Herald International Tribune

Yes to Micro Credit

Herald International Tribune
Published with the New York Times and the Washington Post
Monday, February 17, 1997

Anyone who scoffs at the value of 62 cents should talk to Muhammad Yunus. In 1976, the Bangladeshi economics professor tried an experiment. From his pocket, he lent the equivalent of $26 to a group of 42 workers. With that 62 cents per person, they bought the materials for a day’s work weaving chairs or making pots. At the end of their first day as independent business owners, they sold their work and soon paid back loan.

Thus began the microcredit movement, which has become the world’s hot idea for reducing poverty. This month, microcredit’s backers met in Washington to begin to broaden the program’s reach and raise money from developed nations and institutions such as the World Bank. Eight million people are now getting microcredit, half of them in Bangladesh. Microcredit proponents want to expand that to 100 million people by 2005. It is a worthy goal that the united states should support.

The first microcredit program was the Grameen Bank, founded by Mr. yunus. Now almost all its borrowers are women, who tend to be poorer than men, have fewer opportunities and are much more likely to spend new earnings on their children, Grameen requires its borrowers to organize themselves into groups of five. All are cut off if one borrower defaults. They meet every week to make loan payments at commercial interest rates and critique one another’s business plans. They also pledge to boil their water, keep their families small and carry out other good health practices. People who repay small loans on time can take bigger ones. Grameen, which now makes a profit, claims a higher repayment rate than traditional banks. One-third of its two million borrowers have crossed the poverty line and another third are close.

Microcredit is now at work in 43 countries.
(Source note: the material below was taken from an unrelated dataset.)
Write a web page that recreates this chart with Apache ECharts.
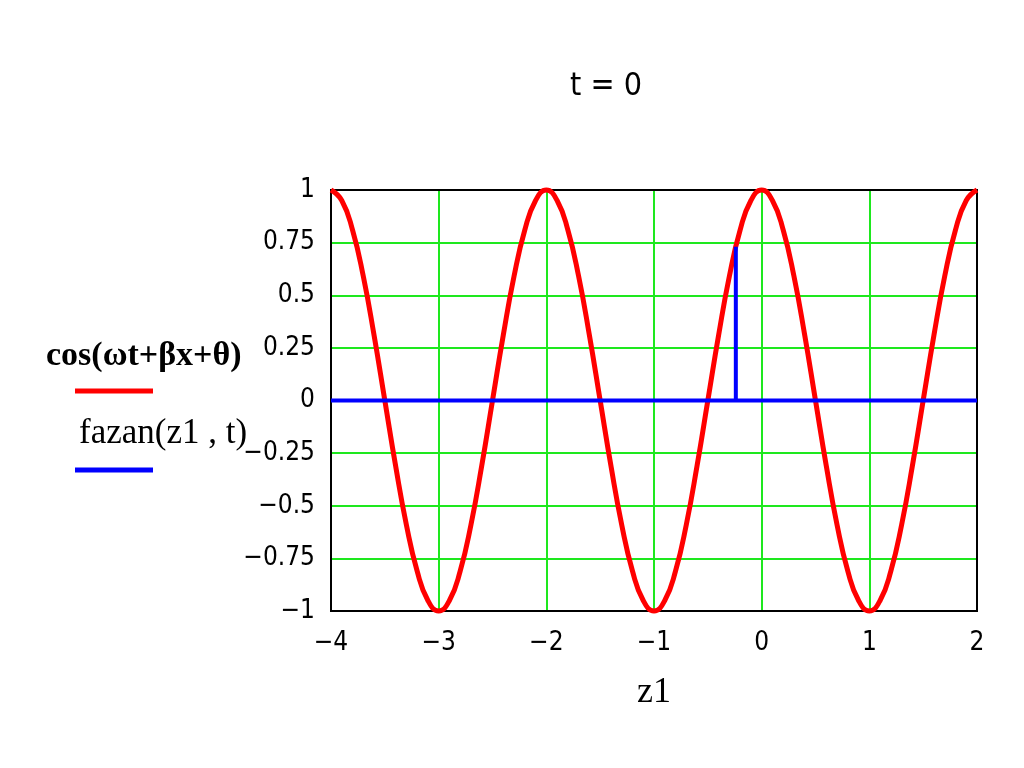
<!DOCTYPE html>
<html>
<head>
<meta charset="utf-8">
<script src="https://cdn.jsdelivr.net/npm/echarts@6/dist/echarts.min.js"></script>
<style>html,body{margin:0;padding:0;background:#fff;}#c{width:1024px;height:768px;}</style>
</head>
<body>
<div id="c"></div>
<script>
// z1 sample positions and read values of the red curve cos(ωt+βx+θ)
const z1 = [-4,-3.9,-3.8,-3.7,-3.6,-3.5,-3.4,-3.3,-3.2,-3.1,-3,-2.9,-2.8,-2.7,-2.6,-2.5,-2.4,-2.3,-2.2,-2.1,-2,-1.9,-1.8,-1.7,-1.6,-1.5,-1.4,-1.3,-1.2,-1.1,-1,-0.9,-0.8,-0.7,-0.6,-0.5,-0.4,-0.3,-0.2,-0.1,0,0.1,0.2,0.3,0.4,0.5,0.6,0.7,0.8,0.9,1,1.1,1.2,1.3,1.4,1.5,1.6,1.7,1.8,1.9,2];
const cosVals = [1,0.95,0.81,0.59,0.31,0,-0.31,-0.59,-0.81,-0.95,-1,-0.95,-0.81,-0.59,-0.31,0,0.31,0.59,0.81,0.95,1,0.95,0.81,0.59,0.31,0,-0.31,-0.59,-0.81,-0.95,-1,-0.95,-0.81,-0.59,-0.31,0,0.31,0.59,0.81,0.95,1,0.95,0.81,0.59,0.31,0,-0.31,-0.59,-0.81,-0.95,-1,-0.95,-0.81,-0.59,-0.31,0,0.31,0.59,0.81,0.95,1];
// fazan(z1,t): zero line with a spike
const fazanX = [-4,-0.24,-0.24,-0.24,2];
const fazanY = [0,0,0.73,0,0];
const xTicks = [-4,-3,-2,-1,0,1,2];
const yTicks = [-1,-0.75,-0.5,-0.25,0,0.25,0.5,0.75,1];
const titleText = 't = 0';
const legendNames = ['cos(ωt+βx+θ)','fazan(z1 , t)'];
const xName = 'z1';

const fmt = v => String(v).replace('-', '\u2212');
const redData = z1.map((x,i)=>[x,cosVals[i]]);
const blueData = fazanX.map((x,i)=>[x,fazanY[i]]);
const tickFont = {fontFamily:'DejaVu Sans Condensed, DejaVu Sans', fontSize:26, color:'#000'};

const chart = echarts.init(document.getElementById('c'));
chart.setOption({
  animation:false,
  backgroundColor:'#fff',
  title:{text:titleText,left:601,top:66,textAlign:'center',
    textStyle:{fontFamily:'DejaVu Sans Condensed, DejaVu Sans',fontSize:32,fontWeight:'normal',color:'#000'}},
  grid:{left:331,right:47,top:190,bottom:157,show:true,borderColor:'#000',borderWidth:2,backgroundColor:'transparent',z:3},
  xAxis:{type:'value',min:xTicks[0],max:xTicks[xTicks.length-1],interval:1,
    name:xName,nameLocation:'middle',nameGap:64,
    nameTextStyle:{fontFamily:'Liberation Serif',fontSize:36,color:'#000'},
    axisLine:{show:false},axisTick:{show:false},
    axisLabel:Object.assign({margin:19,formatter:fmt},tickFont),
    splitLine:{show:true,showMinLine:false,showMaxLine:false,lineStyle:{color:'#1ee81e',width:2}}},
  yAxis:{type:'value',min:yTicks[0],max:yTicks[yTicks.length-1],interval:0.25,
    axisLine:{show:false},axisTick:{show:false},
    axisLabel:Object.assign({margin:16,formatter:fmt},tickFont),
    splitLine:{show:true,showMinLine:false,showMaxLine:false,lineStyle:{color:'#1ee81e',width:2}}},
  series:[
    {type:'line',name:legendNames[0],data:redData,smooth:true,showSymbol:false,clip:false,z:4,
      lineStyle:{color:'#ff0000',width:5},itemStyle:{color:'#ff0000'}},
    {type:'line',name:legendNames[1],data:blueData,showSymbol:false,z:5,
      lineStyle:{color:'#0000ff',width:4},itemStyle:{color:'#0000ff'}}
  ],
  graphic:[
    {type:'text',left:46,top:339,style:{text:legendNames[0],font:'bold 34px "Liberation Serif"',fill:'#000'}},
    {type:'line',shape:{x1:75,y1:391,x2:153,y2:391},style:{stroke:'#ff0000',lineWidth:5}},
    {type:'text',left:79,top:416,style:{text:legendNames[1],font:'35px "Liberation Serif"',fill:'#000'}},
    {type:'line',shape:{x1:75,y1:470,x2:153,y2:470},style:{stroke:'#0000ff',lineWidth:5}}
  ]
});
</script>
</body>
</html>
A version has even reached 150,000 Americans in inner-cities like Chicago and Washington. Borrowers here can begin with a $500 or $1,000 loan, enough for gardening or hair styling tools. President Clinton said he will ask congress for $1 billion moreover the next five years to develop microenterprise in the united states.

A no-handout, inexpensive program that builds business sounds so politically appealing in today’s climate that it is worth recalling microcredit’s limits. It cannot take the place of clean water, family planning efforts and child immunization programs. It can do little for the most desperate, those too sick or unskilled to work. It is also not free, as some of its political backers suggest. The most successful microcredit program can fund their loans through interest and the savings they encourage borrowers to build. But most projects still rely on donations, and all are most helpful when they are backed by technical and marketing assistance programs, which cost money.

Still, microcredit has brought a much-needed revolution in anti-poverty programs. It deserves more than its current 2 percent share of the world’s $60 billion development budget. Microcredit goes directly to poor people. It creates jobs in villages. It helps women develop confidence and independence. Microcredit can win new political backing for anti-poverty programs abroad that the poor still desperately need.